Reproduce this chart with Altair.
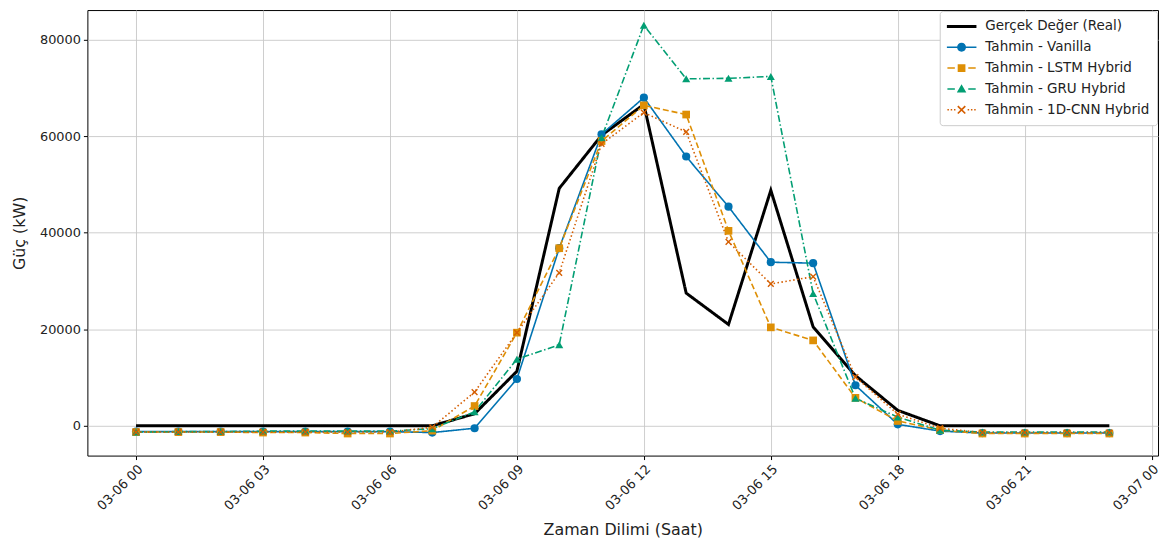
import altair as alt
import pandas as pd

hours = list(range(24))
series_names = ["Gerçek Değer (Real)", "Tahmin - Vanilla", "Tahmin - LSTM Hybrid",
                "Tahmin - GRU Hybrid", "Tahmin - 1D-CNN Hybrid"]
colors = ["#000000", "#0173B2", "#DE8F05", "#029E73", "#D55E00"]

real = [0, 0, 0, 0, 0, 0, 0, 0, 2500, 11300, 49200, 60200, 66600, 27500,
        21000, 48800, 20500, 10400, 3200, 0, 0, 0, 0, 0]
vanilla = [-1200, -1200, -1200, -1200, -1200, -1200, -1200, -1400, -500, 9700,
           36800, 60400, 68000, 55800, 45400, 33900, 33700, 8400, 300, -1100,
           -1500, -1500, -1500, -1500]
lstm = [-1300, -1300, -1300, -1400, -1400, -1600, -1600, -1000, 4100, 19300,
        36800, 59000, 66400, 64500, 40400, 20400, 17700, 5800, 1000, -900,
        -1600, -1600, -1600, -1600]
gru = [-1300, -1200, -1200, -1100, -1100, -1100, -1100, -600, 2900, 13800,
       16800, 59700, 83000, 71900, 72000, 72400, 27400, 5700, 1800, -900,
       -1300, -1300, -1300, -1300]
cnn = [-1300, -1300, -1300, -1300, -1300, -1300, -1300, -300, 7000, 19300,
       31700, 58400, 64900, 60900, 38100, 29400, 30900, 10100, 2400, -500,
       -1400, -1400, -1400, -1400]

all_values = [real, vanilla, lstm, gru, cnn]
rows = []
for name, vals in zip(series_names, all_values):
    for h, v in zip(hours, vals):
        rows.append({"Zaman": f"2024-03-06 {h:02d}:00", "Guc": v, "Seri": name})
df = pd.DataFrame(rows)

x_ticks = [alt.DateTime(year=2024, month=3, date=6, hours=h) for h in range(0, 24, 3)] + \
          [alt.DateTime(year=2024, month=3, date=7, hours=0)]
x_dom = [alt.DateTime(year=2024, month=3, date=5, hours=22, minutes=51),
         alt.DateTime(year=2024, month=3, date=7, hours=0, minutes=9)]

color_scale = alt.Scale(domain=series_names, range=colors)
dash_scale = alt.Scale(domain=series_names,
                       range=[[1, 0], [1, 0], [6, 3], [7, 2.5, 1.5, 2.5], [1.5, 2.5]])
X_PATH = "M-0.8,-0.8L0.8,0.8M-0.8,0.8L0.8,-0.8"


# ---- legend symbol paths (filled shapes, unit box -1..1) ----
def rect(x0, x1, h):
    return f"M{x0},{-h}H{x1}V{h}H{x0}Z"


def circle(r):
    return f"M{-r},0A{r},{r} 0 1,1 {r},0A{r},{r} 0 1,1 {-r},0Z"


def tri(r):
    return f"M0,{-r}L{r},{r * 0.75}H{-r}Z"


def xmark(a, t):
    b1 = f"M{-a + t},{-a - t}L{a + t},{a - t}L{a - t},{a + t}L{-a - t},{-a + t}Z"
    b2 = f"M{-a + t},{a + t}L{-a - t},{a - t}L{a - t},{-a - t}L{a + t},{-a + t}Z"
    return b1 + b2


def dots(xs, h):
    return "".join(rect(x - h, x + h, h) for x in xs)


leg_real = rect(-1, 1, 0.1)
leg_van = rect(-1, -0.28, 0.05) + rect(0.28, 1, 0.05) + circle(0.3)
leg_lstm = rect(-0.95, -0.45, 0.05) + rect(0.45, 0.95, 0.05) + rect(-0.26, 0.26, 0.26)
leg_gru = rect(-0.95, -0.45, 0.05) + rect(0.45, 0.95, 0.05) + tri(0.32)
leg_cnn = dots([-0.9, -0.68, -0.46, 0.46, 0.68, 0.9], 0.05) + xmark(0.25, 0.04)
legend_shape_scale = alt.Scale(domain=series_names,
                               range=[leg_real, leg_van, leg_lstm, leg_gru, leg_cnn])

x_enc = alt.X("Zaman:T", title="Zaman Dilimi (Saat)",
              scale=alt.Scale(domain=x_dom),
              axis=alt.Axis(values=x_ticks, format="%m-%d %H", labelAngle=-45,
                            labelAlign="right", labelBaseline="top",
                            titlePadding=9))
y_enc = alt.Y("Guc:Q", title="Güç (kW)",
              scale=alt.Scale(domain=[-6170, 86150], nice=False, zero=False),
              axis=alt.Axis(values=[0, 20000, 40000, 60000, 80000], format="d",
                            titlePadding=12))

legend = alt.Legend(title=None, orient="top-right")
stroke_enc = alt.Stroke("Seri:N", scale=color_scale, legend=None)
fill_enc = alt.Fill("Seri:N", scale=color_scale, legend=None)

base = alt.Chart(df)

# layer that only carries the legend (no rows), line + marker symbols
legend_layer = base.transform_filter("false").mark_point(
    filled=True, opacity=1).encode(
    x=x_enc, y=y_enc,
    color=alt.Color("Seri:N", scale=color_scale, legend=legend),
    shape=alt.Shape("Seri:N", scale=legend_shape_scale, legend=legend),
)

real_line = base.transform_filter(alt.datum.Seri == series_names[0]).mark_line(
    strokeWidth=3).encode(
    x=x_enc, y=y_enc, stroke=stroke_enc,
    strokeDash=alt.StrokeDash("Seri:N", scale=dash_scale, legend=None),
)
pred_lines = base.transform_filter(alt.datum.Seri != series_names[0]).mark_line(
    strokeWidth=1.6).encode(
    x=x_enc, y=y_enc, stroke=stroke_enc,
    strokeDash=alt.StrokeDash("Seri:N", scale=dash_scale, legend=None),
    detail="Seri:N",
)

marker_specs = [
    (series_names[1], "circle", True, 68),
    (series_names[2], "square", True, 60),
    (series_names[3], "triangle-up", True, 66),
    (series_names[4], X_PATH, False, 52),
]
point_layers = []
for name, shp, filled, sz in marker_specs:
    mk = base.transform_filter(alt.datum.Seri == name).mark_point(
        shape=shp, filled=filled, size=sz, opacity=1, strokeWidth=1.4)
    if filled:
        mk = mk.encode(x=x_enc, y=y_enc, fill=fill_enc)
    else:
        mk = mk.encode(x=x_enc, y=y_enc, stroke=stroke_enc)
    point_layers.append(mk)

chart = alt.layer(legend_layer, real_line, pred_lines, *point_layers).properties(
    width=1079, height=449,
    padding={"left": 3, "top": 0, "right": 0, "bottom": 0}
).configure_view(
    stroke="#000000", strokeWidth=1
).configure_axis(
    grid=True, gridColor="#c8c8c8", gridWidth=0.9,
    domain=False, tickColor="#000000", tickSize=4, tickWidth=1,
    labelFont="DejaVu Sans", labelFontSize=13, labelColor="#222222",
    titleFont="DejaVu Sans", titleFontSize=16, titleFontWeight="normal",
    titleColor="#222222", labelPadding=3,
).configure_legend(
    labelFont="DejaVu Sans", labelFontSize=13.6, labelColor="#222222",
    fillColor="#ffffff", strokeColor="#cccccc", padding=7, cornerRadius=3,
    offset=1, symbolSize=900, clipHeight=17, symbolStrokeWidth=0,
    rowPadding=4, labelLimit=300, labelOffset=9,
)

chart.save("out.html", embed_options={"renderer": "svg", "actions": False})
• • • • •
EXERCISE OBJECTIVE:
Repeat the listing verbatim. Skip the pictures.

RESPONSE TO THE EXERCISE:
Reproduce this chart with Altair.
import altair as alt
import pandas as pd

hours = list(range(24))
series_names = ["Gerçek Değer (Real)", "Tahmin - Vanilla", "Tahmin - LSTM Hybrid",
                "Tahmin - GRU Hybrid", "Tahmin - 1D-CNN Hybrid"]
colors = ["#000000", "#0173B2", "#DE8F05", "#029E73", "#D55E00"]

real = [0, 0, 0, 0, 0, 0, 0, 0, 2500, 11300, 49200, 60200, 66600, 27500,
        21000, 48800, 20500, 10400, 3200, 0, 0, 0, 0, 0]
vanilla = [-1200, -1200, -1200, -1200, -1200, -1200, -1200, -1400, -500, 9700,
           36800, 60400, 68000, 55800, 45400, 33900, 33700, 8400, 300, -1100,
           -1500, -1500, -1500, -1500]
lstm = [-1300, -1300, -1300, -1400, -1400, -1600, -1600, -1000, 4100, 19300,
        36800, 59000, 66400, 64500, 40400, 20400, 17700, 5800, 1000, -900,
        -1600, -1600, -1600, -1600]
gru = [-1300, -1200, -1200, -1100, -1100, -1100, -1100, -600, 2900, 13800,
       16800, 59700, 83000, 71900, 72000, 72400, 27400, 5700, 1800, -900,
       -1300, -1300, -1300, -1300]
cnn = [-1300, -1300, -1300, -1300, -1300, -1300, -1300, -300, 7000, 19300,
       31700, 58400, 64900, 60900, 38100, 29400, 30900, 10100, 2400, -500,
       -1400, -1400, -1400, -1400]

all_values = [real, vanilla, lstm, gru, cnn]
rows = []
for name, vals in zip(series_names, all_values):
    for h, v in zip(hours, vals):
        rows.append({"Zaman": f"2024-03-06 {h:02d}:00", "Guc": v, "Seri": name})
df = pd.DataFrame(rows)

x_ticks = [alt.DateTime(year=2024, month=3, date=6, hours=h) for h in range(0, 24, 3)] + \
          [alt.DateTime(year=2024, month=3, date=7, hours=0)]
x_dom = [alt.DateTime(year=2024, month=3, date=5, hours=22, minutes=51),
         alt.DateTime(year=2024, month=3, date=7, hours=0, minutes=9)]

color_scale = alt.Scale(domain=series_names, range=colors)
dash_scale = alt.Scale(domain=series_names,
                       range=[[1, 0], [1, 0], [6, 3], [7, 2.5, 1.5, 2.5], [1.5, 2.5]])
X_PATH = "M-0.8,-0.8L0.8,0.8M-0.8,0.8L0.8,-0.8"


# ---- legend symbol paths (filled shapes, unit box -1..1) ----
def rect(x0, x1, h):
    return f"M{x0},{-h}H{x1}V{h}H{x0}Z"


def circle(r):
    return f"M{-r},0A{r},{r} 0 1,1 {r},0A{r},{r} 0 1,1 {-r},0Z"


def tri(r):
    return f"M0,{-r}L{r},{r * 0.75}H{-r}Z"


def xmark(a, t):
    b1 = f"M{-a + t},{-a - t}L{a + t},{a - t}L{a - t},{a + t}L{-a - t},{-a + t}Z"
    b2 = f"M{-a + t},{a + t}L{-a - t},{a - t}L{a - t},{-a - t}L{a + t},{-a + t}Z"
    return b1 + b2


def dots(xs, h):
    return "".join(rect(x - h, x + h, h) for x in xs)


leg_real = rect(-1, 1, 0.1)
leg_van = rect(-1, -0.28, 0.05) + rect(0.28, 1, 0.05) + circle(0.3)
leg_lstm = rect(-0.95, -0.45, 0.05) + rect(0.45, 0.95, 0.05) + rect(-0.26, 0.26, 0.26)
leg_gru = rect(-0.95, -0.45, 0.05) + rect(0.45, 0.95, 0.05) + tri(0.32)
leg_cnn = dots([-0.9, -0.68, -0.46, 0.46, 0.68, 0.9], 0.05) + xmark(0.25, 0.04)
legend_shape_scale = alt.Scale(domain=series_names,
                               range=[leg_real, leg_van, leg_lstm, leg_gru, leg_cnn])

x_enc = alt.X("Zaman:T", title="Zaman Dilimi (Saat)",
              scale=alt.Scale(domain=x_dom),
              axis=alt.Axis(values=x_ticks, format="%m-%d %H", labelAngle=-45,
                            labelAlign="right", labelBaseline="top",
                            titlePadding=9))
y_enc = alt.Y("Guc:Q", title="Güç (kW)",
              scale=alt.Scale(domain=[-6170, 86150], nice=False, zero=False),
              axis=alt.Axis(values=[0, 20000, 40000, 60000, 80000], format="d",
                            titlePadding=12))

legend = alt.Legend(title=None, orient="top-right")
stroke_enc = alt.Stroke("Seri:N", scale=color_scale, legend=None)
fill_enc = alt.Fill("Seri:N", scale=color_scale, legend=None)

base = alt.Chart(df)

# layer that only carries the legend (no rows), line + marker symbols
legend_layer = base.transform_filter("false").mark_point(
    filled=True, opacity=1).encode(
    x=x_enc, y=y_enc,
    color=alt.Color("Seri:N", scale=color_scale, legend=legend),
    shape=alt.Shape("Seri:N", scale=legend_shape_scale, legend=legend),
)

real_line = base.transform_filter(alt.datum.Seri == series_names[0]).mark_line(
    strokeWidth=3).encode(
    x=x_enc, y=y_enc, stroke=stroke_enc,
    strokeDash=alt.StrokeDash("Seri:N", scale=dash_scale, legend=None),
)
pred_lines = base.transform_filter(alt.datum.Seri != series_names[0]).mark_line(
    strokeWidth=1.6).encode(
    x=x_enc, y=y_enc, stroke=stroke_enc,
    strokeDash=alt.StrokeDash("Seri:N", scale=dash_scale, legend=None),
    detail="Seri:N",
)

marker_specs = [
    (series_names[1], "circle", True, 68),
    (series_names[2], "square", True, 60),
    (series_names[3], "triangle-up", True, 66),
    (series_names[4], X_PATH, False, 52),
]
point_layers = []
for name, shp, filled, sz in marker_specs:
    mk = base.transform_filter(alt.datum.Seri == name).mark_point(
        shape=shp, filled=filled, size=sz, opacity=1, strokeWidth=1.4)
    if filled:
        mk = mk.encode(x=x_enc, y=y_enc, fill=fill_enc)
    else:
        mk = mk.encode(x=x_enc, y=y_enc, stroke=stroke_enc)
    point_layers.append(mk)

chart = alt.layer(legend_layer, real_line, pred_lines, *point_layers).properties(
    width=1079, height=449,
    padding={"left": 3, "top": 0, "right": 0, "bottom": 0}
).configure_view(
    stroke="#000000", strokeWidth=1
).configure_axis(
    grid=True, gridColor="#c8c8c8", gridWidth=0.9,
    domain=False, tickColor="#000000", tickSize=4, tickWidth=1,
    labelFont="DejaVu Sans", labelFontSize=13, labelColor="#222222",
    titleFont="DejaVu Sans", titleFontSize=16, titleFontWeight="normal",
    titleColor="#222222", labelPadding=3,
).configure_legend(
    labelFont="DejaVu Sans", labelFontSize=13.6, labelColor="#222222",
    fillColor="#ffffff", strokeColor="#cccccc", padding=7, cornerRadius=3,
    offset=1, symbolSize=900, clipHeight=17, symbolStrokeWidth=0,
    rowPadding=4, labelLimit=300, labelOffset=9,
)

chart.save("out.html", embed_options={"renderer": "svg", "actions": False})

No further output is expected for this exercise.